Written by Mark Boal
Directed by Kathryn Bigelow
Returning to the big screen for the first time in four years, Academy Award winning director Kathryn Bigelow goes back behind enemy lines to bring us Zero Dark Thirty. Zero Dark Thirty is the tale of the hunt and eventual termination of the world’s most wanted terrorist: Osama Bin Laden. The real question is can Kathryn Bigelow deliver a film based on the saga of the hunt for Bin Laden that is as gripping and thought provoking as The Hurt Locker?
Starting from the attacks of September 11 2001, exhibited here as only sounds over a pitch black screen, we follow the career of CIA operative Maya (Chastain) as she starts her decade long obsession into finding Osama Bin Laden. From bleak interrogation rooms in CIA black sites, Maya quickly learns under master interrogator Dan (Clarke) the extremes her fellow countrymen are willing to go to for leads and answers. Maya’s own obsession starts with trying to find the Abu Ahmed, allegedly one of Bin Laden’s most trusted men. The search continues for a decade, until an oversight is discovered that sets the movements in motion for the raid that ended Bin Laden’s life.

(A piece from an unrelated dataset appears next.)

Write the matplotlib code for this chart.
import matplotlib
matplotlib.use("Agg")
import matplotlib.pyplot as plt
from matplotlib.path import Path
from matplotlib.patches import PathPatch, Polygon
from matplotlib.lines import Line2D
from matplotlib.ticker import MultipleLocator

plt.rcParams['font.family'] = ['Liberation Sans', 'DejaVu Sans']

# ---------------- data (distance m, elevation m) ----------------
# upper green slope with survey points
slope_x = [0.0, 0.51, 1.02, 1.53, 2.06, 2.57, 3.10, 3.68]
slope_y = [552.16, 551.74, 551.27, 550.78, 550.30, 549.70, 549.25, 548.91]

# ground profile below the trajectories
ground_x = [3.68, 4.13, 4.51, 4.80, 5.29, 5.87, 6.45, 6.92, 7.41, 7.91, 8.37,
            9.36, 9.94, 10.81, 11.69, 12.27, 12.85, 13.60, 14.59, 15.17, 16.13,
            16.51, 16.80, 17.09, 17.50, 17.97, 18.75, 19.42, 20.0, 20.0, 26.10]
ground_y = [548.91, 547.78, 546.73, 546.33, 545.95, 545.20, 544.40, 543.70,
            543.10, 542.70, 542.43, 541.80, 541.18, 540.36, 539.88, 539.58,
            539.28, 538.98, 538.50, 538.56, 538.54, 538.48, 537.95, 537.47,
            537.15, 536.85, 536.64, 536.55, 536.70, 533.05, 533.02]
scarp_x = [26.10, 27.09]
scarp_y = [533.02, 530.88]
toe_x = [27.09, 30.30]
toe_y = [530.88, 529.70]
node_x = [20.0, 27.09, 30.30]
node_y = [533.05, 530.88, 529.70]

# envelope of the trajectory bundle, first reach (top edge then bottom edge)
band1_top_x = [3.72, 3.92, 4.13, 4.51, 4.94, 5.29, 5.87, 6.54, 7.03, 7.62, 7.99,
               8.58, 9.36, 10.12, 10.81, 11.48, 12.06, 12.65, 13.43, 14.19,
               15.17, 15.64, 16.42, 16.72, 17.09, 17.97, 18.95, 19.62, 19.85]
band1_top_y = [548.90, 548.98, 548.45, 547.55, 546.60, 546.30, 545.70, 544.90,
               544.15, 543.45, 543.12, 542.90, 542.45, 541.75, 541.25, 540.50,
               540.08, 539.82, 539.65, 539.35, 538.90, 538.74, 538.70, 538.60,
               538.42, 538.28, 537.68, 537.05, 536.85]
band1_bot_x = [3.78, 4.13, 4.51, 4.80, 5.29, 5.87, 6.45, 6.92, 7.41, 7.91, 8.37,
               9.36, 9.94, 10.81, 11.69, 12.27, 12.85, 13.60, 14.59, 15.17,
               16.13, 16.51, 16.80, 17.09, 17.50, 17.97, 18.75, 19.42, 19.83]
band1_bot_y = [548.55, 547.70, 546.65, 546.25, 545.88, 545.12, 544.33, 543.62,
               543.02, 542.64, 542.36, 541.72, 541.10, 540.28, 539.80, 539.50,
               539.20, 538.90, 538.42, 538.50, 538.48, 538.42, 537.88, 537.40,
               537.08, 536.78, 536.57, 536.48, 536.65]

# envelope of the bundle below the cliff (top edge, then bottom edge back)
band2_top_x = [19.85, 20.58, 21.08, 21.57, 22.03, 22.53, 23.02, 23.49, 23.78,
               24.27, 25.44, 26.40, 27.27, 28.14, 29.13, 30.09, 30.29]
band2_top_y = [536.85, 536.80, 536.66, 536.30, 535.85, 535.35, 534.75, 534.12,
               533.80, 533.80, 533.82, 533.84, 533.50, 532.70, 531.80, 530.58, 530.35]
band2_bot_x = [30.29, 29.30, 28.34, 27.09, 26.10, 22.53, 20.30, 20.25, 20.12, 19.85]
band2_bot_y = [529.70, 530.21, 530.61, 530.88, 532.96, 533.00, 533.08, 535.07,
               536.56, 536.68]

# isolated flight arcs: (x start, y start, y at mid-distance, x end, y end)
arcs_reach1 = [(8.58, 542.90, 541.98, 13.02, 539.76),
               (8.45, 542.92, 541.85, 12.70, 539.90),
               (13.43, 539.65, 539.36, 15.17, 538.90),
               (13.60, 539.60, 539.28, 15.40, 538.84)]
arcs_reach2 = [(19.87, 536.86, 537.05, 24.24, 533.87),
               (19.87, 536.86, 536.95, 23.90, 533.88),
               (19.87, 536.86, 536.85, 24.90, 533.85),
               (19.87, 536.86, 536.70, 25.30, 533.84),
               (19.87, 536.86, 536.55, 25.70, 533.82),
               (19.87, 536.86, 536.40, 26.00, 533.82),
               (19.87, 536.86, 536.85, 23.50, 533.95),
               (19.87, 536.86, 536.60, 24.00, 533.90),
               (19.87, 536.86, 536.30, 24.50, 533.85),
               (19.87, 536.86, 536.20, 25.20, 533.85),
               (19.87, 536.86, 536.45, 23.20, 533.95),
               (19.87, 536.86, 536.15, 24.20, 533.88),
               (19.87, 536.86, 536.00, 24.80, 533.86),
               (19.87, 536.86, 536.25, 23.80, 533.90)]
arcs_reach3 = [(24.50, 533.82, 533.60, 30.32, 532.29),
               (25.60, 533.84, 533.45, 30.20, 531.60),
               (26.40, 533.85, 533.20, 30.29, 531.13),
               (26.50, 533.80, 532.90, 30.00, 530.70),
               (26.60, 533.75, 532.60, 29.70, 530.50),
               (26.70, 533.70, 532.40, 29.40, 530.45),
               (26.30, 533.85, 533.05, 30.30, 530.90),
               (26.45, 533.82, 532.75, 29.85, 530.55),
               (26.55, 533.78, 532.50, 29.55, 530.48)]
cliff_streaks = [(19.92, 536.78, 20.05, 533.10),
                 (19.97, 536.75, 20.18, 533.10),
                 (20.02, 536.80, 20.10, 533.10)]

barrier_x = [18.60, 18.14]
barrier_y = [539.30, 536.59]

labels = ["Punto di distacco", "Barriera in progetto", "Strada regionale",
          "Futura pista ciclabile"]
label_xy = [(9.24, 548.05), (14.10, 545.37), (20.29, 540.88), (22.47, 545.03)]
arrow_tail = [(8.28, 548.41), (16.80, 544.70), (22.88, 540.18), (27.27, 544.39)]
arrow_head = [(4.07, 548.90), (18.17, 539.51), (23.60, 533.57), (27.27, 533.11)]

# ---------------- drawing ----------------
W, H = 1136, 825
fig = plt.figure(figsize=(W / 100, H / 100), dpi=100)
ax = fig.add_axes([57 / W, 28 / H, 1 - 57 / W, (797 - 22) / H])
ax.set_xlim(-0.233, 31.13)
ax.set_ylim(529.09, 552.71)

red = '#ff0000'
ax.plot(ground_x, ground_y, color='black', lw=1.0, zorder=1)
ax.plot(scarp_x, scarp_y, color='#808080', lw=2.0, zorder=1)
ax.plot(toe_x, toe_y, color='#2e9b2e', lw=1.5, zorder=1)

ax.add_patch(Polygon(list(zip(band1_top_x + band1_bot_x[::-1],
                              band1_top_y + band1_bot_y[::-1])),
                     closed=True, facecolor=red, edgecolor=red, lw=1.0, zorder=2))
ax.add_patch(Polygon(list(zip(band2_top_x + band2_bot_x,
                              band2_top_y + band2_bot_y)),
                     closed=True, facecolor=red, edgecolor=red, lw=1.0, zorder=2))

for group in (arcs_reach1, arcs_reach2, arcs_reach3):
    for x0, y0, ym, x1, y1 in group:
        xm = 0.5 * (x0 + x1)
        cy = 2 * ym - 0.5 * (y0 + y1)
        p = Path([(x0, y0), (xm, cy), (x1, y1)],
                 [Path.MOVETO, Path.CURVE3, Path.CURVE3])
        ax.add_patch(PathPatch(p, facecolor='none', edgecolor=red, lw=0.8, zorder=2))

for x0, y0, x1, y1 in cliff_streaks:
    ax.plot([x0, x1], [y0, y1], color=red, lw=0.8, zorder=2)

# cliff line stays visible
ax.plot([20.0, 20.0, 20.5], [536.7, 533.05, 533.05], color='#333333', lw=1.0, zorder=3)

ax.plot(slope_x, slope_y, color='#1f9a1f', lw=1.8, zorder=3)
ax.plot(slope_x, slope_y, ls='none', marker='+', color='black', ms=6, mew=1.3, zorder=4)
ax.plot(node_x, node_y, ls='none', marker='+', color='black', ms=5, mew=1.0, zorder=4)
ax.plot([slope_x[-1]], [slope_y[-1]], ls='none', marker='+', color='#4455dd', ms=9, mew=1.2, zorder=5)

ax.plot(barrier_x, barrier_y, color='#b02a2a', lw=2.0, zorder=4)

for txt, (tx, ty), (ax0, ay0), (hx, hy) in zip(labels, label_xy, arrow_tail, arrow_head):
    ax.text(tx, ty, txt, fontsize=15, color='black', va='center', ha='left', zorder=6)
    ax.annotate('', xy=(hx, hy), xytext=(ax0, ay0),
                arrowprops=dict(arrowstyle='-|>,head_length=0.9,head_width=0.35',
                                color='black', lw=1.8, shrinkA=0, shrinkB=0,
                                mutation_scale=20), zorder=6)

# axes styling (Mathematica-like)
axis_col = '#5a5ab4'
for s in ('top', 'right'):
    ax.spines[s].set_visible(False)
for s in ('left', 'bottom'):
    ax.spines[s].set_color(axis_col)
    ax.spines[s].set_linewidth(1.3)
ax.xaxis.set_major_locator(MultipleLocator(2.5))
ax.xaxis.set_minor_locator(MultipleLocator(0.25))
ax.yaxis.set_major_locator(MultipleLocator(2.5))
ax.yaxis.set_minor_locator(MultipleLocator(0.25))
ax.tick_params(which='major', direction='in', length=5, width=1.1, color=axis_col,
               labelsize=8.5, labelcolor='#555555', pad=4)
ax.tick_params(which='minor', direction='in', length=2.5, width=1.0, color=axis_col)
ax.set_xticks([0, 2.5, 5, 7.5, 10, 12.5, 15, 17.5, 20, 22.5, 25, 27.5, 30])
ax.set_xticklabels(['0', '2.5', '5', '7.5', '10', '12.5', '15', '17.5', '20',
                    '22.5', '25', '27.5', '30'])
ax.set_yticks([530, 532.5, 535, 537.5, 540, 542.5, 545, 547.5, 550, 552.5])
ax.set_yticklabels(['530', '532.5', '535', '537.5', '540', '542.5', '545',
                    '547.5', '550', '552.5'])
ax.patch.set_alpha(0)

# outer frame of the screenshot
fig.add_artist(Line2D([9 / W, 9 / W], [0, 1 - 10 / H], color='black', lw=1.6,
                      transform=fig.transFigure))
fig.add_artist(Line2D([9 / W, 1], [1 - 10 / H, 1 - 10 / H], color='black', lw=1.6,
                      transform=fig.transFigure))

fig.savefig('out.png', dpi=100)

As much as director Bigelow’s last theatrical film, 2008’s The Hurt Locker, was a mainly insular and ultimately star-making turn for Jeremy Renner, Zero Dark Thirty belongs utterly and completely to Jessica Chastain, and she is more than up to the task. We see her Maya go from a young, enthusiastic, hopeful lady to a hard-edged, worn and ferociously tenacious woman through the course of the film. The supporting cast, aside from strong turns from Kyle Chandler and Jennifer Ehle, are mainly background characters who help push the story along – this is Maya’s story. The only other actor given ample time is the impeccable Jason Clarke who is fantastic here. Clarke’s Dan becomes one of Maya’s most trusted allies in the fight for her desire to chase after Abu Ahmed when everyone else thinks she is chasing a ghost. The final scene with a imploding Maya as she realizes she has done nothing but chase this man for a decade and has forsaken everything else, including a place to actually call ‘home’ is pure cinematic brilliance in her performance.

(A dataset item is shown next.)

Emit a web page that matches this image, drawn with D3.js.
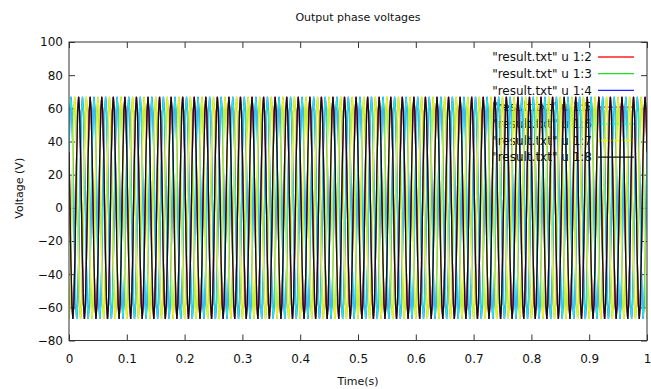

Boal has crafted another intelligent script that makes you feel like an insider, behind the walls where all the decisions are made. Bigelow has made a smart choice in going with mainly traditional camera and not all handheld like Hurt Locker was, which plays so much better considering the more epic scale of the story being told. Her framing works very well and the steady hand behind the camera keeps the story focused and on point with Maya, even when it does go off on tangents like Ehle’s character, Jessica’s meeting with a potential spy within Al Queda, it returns it focus back to Maya almost immediately. The film is hardly short with a running time slightly over 2 ½ hours, but the time flies by as the film itself is enveloping and never feels like it is taking too long to get anywhere. In fact its running time will likely be shocking by the end of the film. The careful recreating and crafting of the sets and locations lends another level of authenticity, the Bin Laden compound looks pitch perfect and the other compounds and black sites are painstakingly recreated.

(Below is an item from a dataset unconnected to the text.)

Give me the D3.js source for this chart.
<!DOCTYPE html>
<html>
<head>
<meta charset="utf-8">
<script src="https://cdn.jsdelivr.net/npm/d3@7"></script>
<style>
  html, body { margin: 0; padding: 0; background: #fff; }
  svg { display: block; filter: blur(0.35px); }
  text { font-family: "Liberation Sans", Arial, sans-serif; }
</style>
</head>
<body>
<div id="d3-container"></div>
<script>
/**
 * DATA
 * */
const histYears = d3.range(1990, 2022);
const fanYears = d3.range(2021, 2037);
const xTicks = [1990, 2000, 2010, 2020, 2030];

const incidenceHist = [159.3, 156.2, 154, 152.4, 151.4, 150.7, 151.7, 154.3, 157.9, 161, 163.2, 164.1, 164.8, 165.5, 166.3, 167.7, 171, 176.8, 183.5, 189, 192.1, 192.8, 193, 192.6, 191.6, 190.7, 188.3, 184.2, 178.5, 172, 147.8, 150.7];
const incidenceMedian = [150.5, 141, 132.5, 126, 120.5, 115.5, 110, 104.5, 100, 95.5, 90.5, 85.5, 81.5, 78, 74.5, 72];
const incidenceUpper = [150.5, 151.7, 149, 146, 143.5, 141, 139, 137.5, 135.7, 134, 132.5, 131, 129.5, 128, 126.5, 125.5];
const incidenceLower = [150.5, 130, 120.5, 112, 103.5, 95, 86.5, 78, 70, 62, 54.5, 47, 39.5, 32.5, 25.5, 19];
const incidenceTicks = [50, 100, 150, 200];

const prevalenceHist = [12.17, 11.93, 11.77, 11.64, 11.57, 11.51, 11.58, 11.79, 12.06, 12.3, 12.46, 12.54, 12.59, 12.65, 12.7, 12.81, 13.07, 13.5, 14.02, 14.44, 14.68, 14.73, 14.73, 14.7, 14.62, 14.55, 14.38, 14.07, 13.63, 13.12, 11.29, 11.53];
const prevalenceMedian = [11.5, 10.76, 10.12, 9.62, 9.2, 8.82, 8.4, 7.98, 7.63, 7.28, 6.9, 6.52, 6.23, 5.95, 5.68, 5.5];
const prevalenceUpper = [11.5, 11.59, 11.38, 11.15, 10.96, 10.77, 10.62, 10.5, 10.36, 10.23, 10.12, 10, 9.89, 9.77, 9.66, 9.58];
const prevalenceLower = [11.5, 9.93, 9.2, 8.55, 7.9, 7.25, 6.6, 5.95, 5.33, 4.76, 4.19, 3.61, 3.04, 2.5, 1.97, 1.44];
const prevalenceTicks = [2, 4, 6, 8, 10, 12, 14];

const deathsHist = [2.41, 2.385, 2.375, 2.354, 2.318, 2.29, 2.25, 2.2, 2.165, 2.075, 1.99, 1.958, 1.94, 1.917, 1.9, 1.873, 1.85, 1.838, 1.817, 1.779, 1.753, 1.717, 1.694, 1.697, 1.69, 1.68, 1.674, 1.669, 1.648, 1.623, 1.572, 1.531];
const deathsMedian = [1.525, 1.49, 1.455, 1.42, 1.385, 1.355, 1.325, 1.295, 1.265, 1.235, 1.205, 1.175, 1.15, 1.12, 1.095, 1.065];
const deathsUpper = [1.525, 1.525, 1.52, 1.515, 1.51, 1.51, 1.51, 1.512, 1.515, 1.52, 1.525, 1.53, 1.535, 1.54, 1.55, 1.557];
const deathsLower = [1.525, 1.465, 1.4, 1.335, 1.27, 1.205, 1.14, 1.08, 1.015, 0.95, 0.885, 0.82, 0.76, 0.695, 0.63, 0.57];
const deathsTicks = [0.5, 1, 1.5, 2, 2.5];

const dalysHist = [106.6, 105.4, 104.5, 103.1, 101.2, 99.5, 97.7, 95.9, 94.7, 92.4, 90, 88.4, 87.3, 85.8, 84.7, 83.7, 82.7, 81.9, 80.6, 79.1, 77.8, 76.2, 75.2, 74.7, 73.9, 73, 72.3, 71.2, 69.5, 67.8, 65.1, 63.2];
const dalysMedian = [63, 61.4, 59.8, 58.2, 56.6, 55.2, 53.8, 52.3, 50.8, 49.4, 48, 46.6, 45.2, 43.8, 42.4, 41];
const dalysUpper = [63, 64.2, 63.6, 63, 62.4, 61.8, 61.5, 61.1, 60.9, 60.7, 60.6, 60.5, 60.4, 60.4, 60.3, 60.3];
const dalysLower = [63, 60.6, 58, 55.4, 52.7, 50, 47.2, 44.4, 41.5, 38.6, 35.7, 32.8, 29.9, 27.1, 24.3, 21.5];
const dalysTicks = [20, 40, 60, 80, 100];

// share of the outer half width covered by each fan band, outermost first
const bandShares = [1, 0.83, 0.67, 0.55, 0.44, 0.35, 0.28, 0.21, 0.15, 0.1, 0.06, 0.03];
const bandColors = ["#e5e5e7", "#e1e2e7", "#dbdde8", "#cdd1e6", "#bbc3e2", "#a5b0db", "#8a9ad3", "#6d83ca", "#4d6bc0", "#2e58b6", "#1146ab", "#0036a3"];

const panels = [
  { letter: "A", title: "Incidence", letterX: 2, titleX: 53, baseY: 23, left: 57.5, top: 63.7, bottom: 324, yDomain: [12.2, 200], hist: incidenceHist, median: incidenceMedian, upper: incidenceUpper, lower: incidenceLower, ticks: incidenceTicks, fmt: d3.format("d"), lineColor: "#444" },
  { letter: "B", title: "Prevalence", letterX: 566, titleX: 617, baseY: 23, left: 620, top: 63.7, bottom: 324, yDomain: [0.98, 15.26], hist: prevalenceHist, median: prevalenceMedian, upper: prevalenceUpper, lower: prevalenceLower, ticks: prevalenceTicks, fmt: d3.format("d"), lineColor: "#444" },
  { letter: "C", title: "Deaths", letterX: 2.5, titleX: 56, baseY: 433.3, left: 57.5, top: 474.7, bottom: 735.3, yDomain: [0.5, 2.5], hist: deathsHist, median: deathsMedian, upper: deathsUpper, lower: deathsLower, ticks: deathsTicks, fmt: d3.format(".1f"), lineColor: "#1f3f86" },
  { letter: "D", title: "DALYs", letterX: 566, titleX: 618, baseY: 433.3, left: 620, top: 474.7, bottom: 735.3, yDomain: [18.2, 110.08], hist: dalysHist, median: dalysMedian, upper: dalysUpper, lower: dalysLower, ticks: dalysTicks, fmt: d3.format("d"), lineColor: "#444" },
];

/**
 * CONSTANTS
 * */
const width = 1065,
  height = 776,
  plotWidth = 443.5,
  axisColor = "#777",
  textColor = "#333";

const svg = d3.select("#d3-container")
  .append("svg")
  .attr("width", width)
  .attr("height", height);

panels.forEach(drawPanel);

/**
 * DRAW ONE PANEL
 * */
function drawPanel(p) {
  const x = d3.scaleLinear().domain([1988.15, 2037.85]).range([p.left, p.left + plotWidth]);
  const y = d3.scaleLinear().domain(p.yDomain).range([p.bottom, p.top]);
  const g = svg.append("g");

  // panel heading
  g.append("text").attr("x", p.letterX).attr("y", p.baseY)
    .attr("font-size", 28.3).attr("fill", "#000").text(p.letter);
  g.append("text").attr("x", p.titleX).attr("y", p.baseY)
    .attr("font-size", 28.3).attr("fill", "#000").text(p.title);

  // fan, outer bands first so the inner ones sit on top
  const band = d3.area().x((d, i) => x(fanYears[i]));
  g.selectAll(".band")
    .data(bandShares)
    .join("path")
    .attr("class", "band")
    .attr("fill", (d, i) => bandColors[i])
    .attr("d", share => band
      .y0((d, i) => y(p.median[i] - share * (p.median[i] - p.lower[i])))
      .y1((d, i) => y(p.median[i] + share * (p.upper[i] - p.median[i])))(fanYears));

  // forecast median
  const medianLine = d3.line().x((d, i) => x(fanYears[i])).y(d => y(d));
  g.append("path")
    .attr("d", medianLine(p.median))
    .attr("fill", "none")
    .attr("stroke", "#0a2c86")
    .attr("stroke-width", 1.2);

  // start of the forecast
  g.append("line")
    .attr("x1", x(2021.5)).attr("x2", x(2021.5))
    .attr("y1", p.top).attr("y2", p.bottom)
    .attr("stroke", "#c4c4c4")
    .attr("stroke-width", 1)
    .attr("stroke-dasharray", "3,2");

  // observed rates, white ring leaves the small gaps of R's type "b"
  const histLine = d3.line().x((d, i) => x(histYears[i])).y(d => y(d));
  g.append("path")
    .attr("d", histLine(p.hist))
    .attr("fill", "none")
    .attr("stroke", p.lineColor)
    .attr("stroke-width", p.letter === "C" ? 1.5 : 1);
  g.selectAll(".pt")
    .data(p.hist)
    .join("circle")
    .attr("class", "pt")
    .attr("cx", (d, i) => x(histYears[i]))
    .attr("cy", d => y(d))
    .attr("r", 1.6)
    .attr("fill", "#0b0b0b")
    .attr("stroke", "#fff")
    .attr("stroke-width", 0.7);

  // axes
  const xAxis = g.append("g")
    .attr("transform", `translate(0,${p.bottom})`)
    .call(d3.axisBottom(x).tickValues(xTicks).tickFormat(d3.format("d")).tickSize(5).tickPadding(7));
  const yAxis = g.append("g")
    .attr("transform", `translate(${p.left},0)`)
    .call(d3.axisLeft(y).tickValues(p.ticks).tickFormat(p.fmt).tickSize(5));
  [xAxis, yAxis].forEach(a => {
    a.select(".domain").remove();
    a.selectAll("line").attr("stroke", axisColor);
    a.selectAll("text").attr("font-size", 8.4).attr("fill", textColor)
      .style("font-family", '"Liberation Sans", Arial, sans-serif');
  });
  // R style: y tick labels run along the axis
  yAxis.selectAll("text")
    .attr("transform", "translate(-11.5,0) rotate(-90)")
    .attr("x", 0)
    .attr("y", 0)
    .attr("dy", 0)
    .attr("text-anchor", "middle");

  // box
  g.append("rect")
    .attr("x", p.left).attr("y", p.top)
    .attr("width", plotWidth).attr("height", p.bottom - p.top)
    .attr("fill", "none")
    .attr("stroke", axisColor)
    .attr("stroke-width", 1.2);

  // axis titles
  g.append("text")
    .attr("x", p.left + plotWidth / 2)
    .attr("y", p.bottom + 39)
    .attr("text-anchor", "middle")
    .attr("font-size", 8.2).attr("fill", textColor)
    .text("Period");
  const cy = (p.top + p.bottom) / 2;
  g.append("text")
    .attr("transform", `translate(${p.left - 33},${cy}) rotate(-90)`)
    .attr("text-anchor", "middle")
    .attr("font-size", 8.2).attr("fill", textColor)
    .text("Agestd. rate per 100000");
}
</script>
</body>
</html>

Never feeling like an over the top propaganda film, in fact Zero Dark Thirty is pleasantly devoid of a lot of those politics and shines a harsh light on some of the practices of US interrogators. Zero Dark Thirty is an enthralling account of the hunt for one man and the obsession of one woman. A more complete, grand scale and satisfying film than Hurt Locker, Zero Dark Thirty stands to be Bigelow’s most accomplished and rewarding film to date. Zero Dark Thirty is a strong recommend.